Tax cuts were a paltry €100 million and €450 million in extra revenue was raised. Spending was increased on budget day by a chunky enough €931 million, with the dividend spread widely, if thinly and some extra help for families in the mix.

But there wasn’t €5 a week for every taxpayer, welfare recipient or pensioner in the audience. And in real terms the tax burden will rise for those getting wage increases and welfare recipients will take some hit from inflation, particularly if a no-deal Brexit leads to price hikes.

We need to look beyond the Budget itself to see the full picture, however. Significant additional resources had already been committed for 2020 – to higher capital spending, public pay, the carry-over costs from last year’s budget and so on. Total spending next year will be just shy of €3.4 billion, up on 2019 – a rise of 5.1 per cent on this year’s budget.

Current spending will rise 4.3 per cent, before we count in the Brexit contingency measures.
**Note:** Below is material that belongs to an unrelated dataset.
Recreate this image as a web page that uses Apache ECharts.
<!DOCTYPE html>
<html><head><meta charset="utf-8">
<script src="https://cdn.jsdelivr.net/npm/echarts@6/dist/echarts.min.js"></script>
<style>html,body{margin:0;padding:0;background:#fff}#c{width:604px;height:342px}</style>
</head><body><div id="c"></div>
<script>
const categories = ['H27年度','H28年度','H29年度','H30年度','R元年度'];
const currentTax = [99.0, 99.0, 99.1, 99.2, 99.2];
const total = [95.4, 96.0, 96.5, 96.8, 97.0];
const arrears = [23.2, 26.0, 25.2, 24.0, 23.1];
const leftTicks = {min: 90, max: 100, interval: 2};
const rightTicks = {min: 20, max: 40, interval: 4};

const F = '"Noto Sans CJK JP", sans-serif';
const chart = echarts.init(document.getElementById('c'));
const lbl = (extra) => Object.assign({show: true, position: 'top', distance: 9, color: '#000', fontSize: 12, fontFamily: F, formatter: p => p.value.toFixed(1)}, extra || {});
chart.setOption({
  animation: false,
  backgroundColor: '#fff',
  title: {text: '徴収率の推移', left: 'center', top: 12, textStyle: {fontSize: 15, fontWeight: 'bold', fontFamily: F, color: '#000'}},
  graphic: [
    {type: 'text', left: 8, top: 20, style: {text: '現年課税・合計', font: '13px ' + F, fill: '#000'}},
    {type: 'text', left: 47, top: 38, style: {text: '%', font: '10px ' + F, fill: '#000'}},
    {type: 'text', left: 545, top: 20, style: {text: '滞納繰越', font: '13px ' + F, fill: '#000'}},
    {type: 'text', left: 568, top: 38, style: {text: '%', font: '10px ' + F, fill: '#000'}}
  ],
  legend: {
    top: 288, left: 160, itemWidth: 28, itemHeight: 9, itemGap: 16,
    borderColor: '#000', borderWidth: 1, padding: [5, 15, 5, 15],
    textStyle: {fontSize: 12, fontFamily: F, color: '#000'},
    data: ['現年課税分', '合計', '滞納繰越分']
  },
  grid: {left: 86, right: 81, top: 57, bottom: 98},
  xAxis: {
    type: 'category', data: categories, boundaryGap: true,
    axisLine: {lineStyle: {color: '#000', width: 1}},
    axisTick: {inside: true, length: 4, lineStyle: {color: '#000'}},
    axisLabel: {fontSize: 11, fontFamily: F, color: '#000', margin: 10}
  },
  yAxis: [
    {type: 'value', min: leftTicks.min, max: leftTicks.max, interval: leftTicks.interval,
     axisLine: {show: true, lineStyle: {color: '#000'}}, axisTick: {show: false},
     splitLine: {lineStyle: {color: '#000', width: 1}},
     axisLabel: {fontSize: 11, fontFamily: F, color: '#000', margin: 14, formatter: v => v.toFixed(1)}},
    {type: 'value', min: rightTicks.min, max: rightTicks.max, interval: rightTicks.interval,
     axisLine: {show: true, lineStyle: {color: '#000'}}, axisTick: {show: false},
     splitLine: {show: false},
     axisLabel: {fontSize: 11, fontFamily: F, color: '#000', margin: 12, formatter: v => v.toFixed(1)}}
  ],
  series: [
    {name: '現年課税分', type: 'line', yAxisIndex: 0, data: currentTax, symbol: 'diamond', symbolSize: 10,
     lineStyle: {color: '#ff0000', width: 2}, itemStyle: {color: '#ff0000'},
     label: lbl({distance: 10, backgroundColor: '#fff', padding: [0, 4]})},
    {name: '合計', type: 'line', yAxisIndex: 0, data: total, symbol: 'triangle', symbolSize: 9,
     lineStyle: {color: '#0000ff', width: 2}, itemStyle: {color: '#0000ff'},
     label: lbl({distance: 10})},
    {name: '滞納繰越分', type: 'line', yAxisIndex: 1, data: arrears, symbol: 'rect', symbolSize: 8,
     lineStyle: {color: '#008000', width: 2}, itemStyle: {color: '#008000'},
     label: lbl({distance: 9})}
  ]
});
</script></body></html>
These are chunky enough rises, particularly if growth slows sharply.


The Government will point out that it raised taxes to meet a fair part of the extra spending committed on budget day itself and is getting overspending in health back under control. Were a no-deal to be avoided, the Budget would be expected to go back into surplus. But it is now clear that the pressure to increase spending year-on-year is back, after a short break during the crisis.
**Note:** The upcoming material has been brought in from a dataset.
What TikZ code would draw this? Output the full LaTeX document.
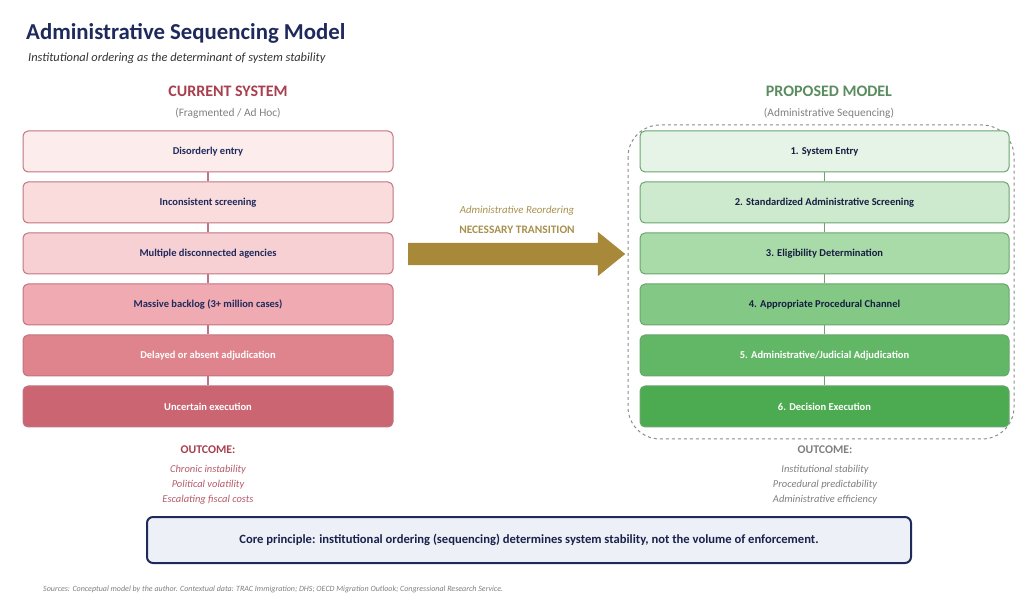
\documentclass[tikz,border=0pt]{standalone}
\usepackage{fontspec}
\setmainfont{Carlito}
\usepackage{tikz}
\usetikzlibrary{shapes.arrows}

\definecolor{navy}{HTML}{1F2A5C}
\definecolor{curred}{HTML}{A83E4E}
\definecolor{propgreen}{HTML}{5B8C5F}
\definecolor{softgray}{HTML}{7F7F7F}
\definecolor{gold}{HTML}{A8893A}
\definecolor{goldtext}{HTML}{A8904E}
\definecolor{lA}{HTML}{FDECEC}
\definecolor{lB}{HTML}{FADCDC}
\definecolor{lC}{HTML}{F7D0D4}
\definecolor{lD}{HTML}{F0AAB2}
\definecolor{lE}{HTML}{DF848D}
\definecolor{lF}{HTML}{CB6572}
\definecolor{lline}{HTML}{C07480}
\definecolor{gA}{HTML}{E6F4E7}
\definecolor{gB}{HTML}{CDEACE}
\definecolor{gC}{HTML}{A9DBA9}
\definecolor{gD}{HTML}{84C886}
\definecolor{gE}{HTML}{62B767}
\definecolor{gF}{HTML}{4CAB50}
\definecolor{gline}{HTML}{6AA56E}
\definecolor{corefill}{HTML}{EEF0F8}

\begin{document}
\begin{tikzpicture}
    [every node/.style={inner sep=0pt},
     redbox/.style={rectangle, rounded corners=5pt, minimum width=370pt, minimum height=41pt, line width=1pt, draw=lline, font=\fontsize{10.5}{12}\selectfont\bfseries, text=navy},
     greenbox/.style={rectangle, rounded corners=5pt, minimum width=369pt, minimum height=41pt, line width=1pt, draw=gline, font=\fontsize{10.5}{12}\selectfont\bfseries, text=navy!70!black},
     redlink/.style={line width=1.5pt, color=lline},
     greenlink/.style={line width=1.5pt, color=gline},
     heading/.style={font=\fontsize{16}{18}\selectfont\bfseries},
     subhead/.style={font=\fontsize{11.4}{13}\selectfont, text=softgray},
     outline/.style={font=\fontsize{10.5}{12}\selectfont\itshape}]
        \useasboundingbox (0pt, 0pt) rectangle (1015pt, -593pt);
        % title
        \node (title) [anchor=west, text=navy, font=\fontsize{22.8}{26}\selectfont\bfseries] at (26pt, -33pt) {Administrative Sequencing Model};
        \node (subtitle) [anchor=west, text=black!80, font=\fontsize{12.4}{14}\selectfont\itshape] at (28pt, -58pt) {Institutional ordering as the determinant of system stability};
        % current system
        \node (curhead) [heading, text=curred] at (228pt, -91pt) {CURRENT SYSTEM};
        \node (cursub) [subhead] at (228pt, -113pt) {(Fragmented / Ad Hoc)};
        \node (l1) [redbox, fill=lA] at (208pt, -151.5pt) {Disorderly entry};
        \node (l2) [redbox, fill=lB] at (208pt, -202.5pt) {Inconsistent screening};
        \node (l3) [redbox, fill=lC] at (208pt, -253.5pt) {Multiple disconnected agencies};
        \node (l4) [redbox, fill=lD] at (208pt, -304.5pt) {Massive backlog (3+ million cases)};
        \node (l5) [redbox, fill=lE, text=white] at (208pt, -355.5pt) {Delayed or absent adjudication};
        \node (l6) [redbox, fill=lF, text=white] at (208pt, -406.5pt) {Uncertain execution};
        \draw [redlink] (l1) to (l2);
        \draw [redlink] (l2) to (l3);
        \draw [redlink] (l3) to (l4);
        \draw [redlink] (l4) to (l5);
        \draw [redlink] (l5) to (l6);
        \node (curout) [text=curred, font=\fontsize{11.8}{13}\selectfont\bfseries] at (208pt, -450pt) {OUTCOME:};
        \node (cur1) [outline, text=curred!85] at (208pt, -470pt) {Chronic instability};
        \node (cur2) [outline, text=curred!85] at (208pt, -485pt) {Political volatility};
        \node (cur3) [outline, text=curred!85] at (208pt, -500pt) {Escalating fiscal costs};
        % transition
        \node (reorder) [text=goldtext, font=\fontsize{10.8}{12}\selectfont\itshape] at (517pt, -211pt) {Administrative Reordering};
        \node (transition) [text=goldtext, font=\fontsize{11.4}{13}\selectfont\bfseries] at (517pt, -230pt) {NECESSARY TRANSITION};
        \node (arrow) [single arrow, fill=gold, inner xsep=0pt, inner ysep=11pt, minimum width=44pt, minimum height=217pt, single arrow head extend=11pt, single arrow tip angle=78, shape border rotate=0, anchor=tail] at (408pt, -254pt) {};
        % proposed model
        \node (prohead) [heading, text=propgreen] at (829pt, -91pt) {PROPOSED MODEL};
        \node (prosub) [subhead] at (829pt, -113pt) {(Administrative Sequencing)};
        \draw [dashed, line width=1pt, color=black!45, rounded corners=32pt] (628pt, -125pt) rectangle (1014pt, -439pt);
        \node (r1) [greenbox, fill=gA] at (824.5pt, -151.5pt) {1. System Entry};
        \node (r2) [greenbox, fill=gB] at (824.5pt, -202.5pt) {2. Standardized Administrative Screening};
        \node (r3) [greenbox, fill=gC] at (824.5pt, -253.5pt) {3. Eligibility Determination};
        \node (r4) [greenbox, fill=gD] at (824.5pt, -304.5pt) {4. Appropriate Procedural Channel};
        \node (r5) [greenbox, fill=gE, text=white] at (824.5pt, -355.5pt) {5. Administrative/Judicial Adjudication};
        \node (r6) [greenbox, fill=gF, text=white] at (824.5pt, -406.5pt) {6. Decision Execution};
        \draw [greenlink] (r1) to (r2);
        \draw [greenlink] (r2) to (r3);
        \draw [greenlink] (r3) to (r4);
        \draw [greenlink] (r4) to (r5);
        \draw [greenlink] (r5) to (r6);
        \node (proout) [text=softgray, font=\fontsize{11.8}{13}\selectfont\bfseries] at (825pt, -450pt) {OUTCOME:};
        \node (pro1) [outline, text=softgray] at (825pt, -470pt) {Institutional stability};
        \node (pro2) [outline, text=softgray] at (825pt, -485pt) {Procedural predictability};
        \node (pro3) [outline, text=softgray] at (825pt, -500pt) {Administrative efficiency};
        % core principle
        \node (core) [rectangle, rounded corners=6pt, minimum width=764pt, minimum height=46pt, fill=corefill, line width=2pt, draw=navy, text=navy!80!black, font=\fontsize{12.6}{14}\selectfont\bfseries] at (529pt, -540pt) {Core principle: institutional ordering (sequencing) determines system stability, not the volume of enforcement.};
        \node (sources) [anchor=west, text=softgray, font=\fontsize{8}{9}\selectfont\itshape] at (43pt, -589pt) {Sources: Conceptual model by the author. Contextual data: TRAC Immigration; DHS; OECD Migration Outlook; Congressional Research Service.};
    \end{tikzpicture}
\end{document}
Is this sustainable? Politically this comes down to being able to deliver improved services, rather than being seen to run hard to stand still.

Economically, a document produced alongside the budget called Addressing Fiscal Vulnerabilities points again to our reliance on corporation tax, which has more than doubled in recent years, with the receipts mainly going to increased spending. If some shock hits this revenue, the document outlines the risks to the exchequer and argues that we need to adopt more ambitious budget targets to protect ourselves.

For now, this discussion too is off the table. If there is a no-deal Brexit, our budget will be pushed back into the red, though on current trends we should be able to borrow cheaply.

But as the Minister acknowledged, more cash could be needed to deal with the fall-out – the €1.5 billion rainy day fund will be on stand-by. And the Budget documents warn that the forecast of a deficit of 0.6 per cent of GDP next year is subject to significant uncertainty if this happens. For the next few months, and possibly beyond, it really is all about Brexit.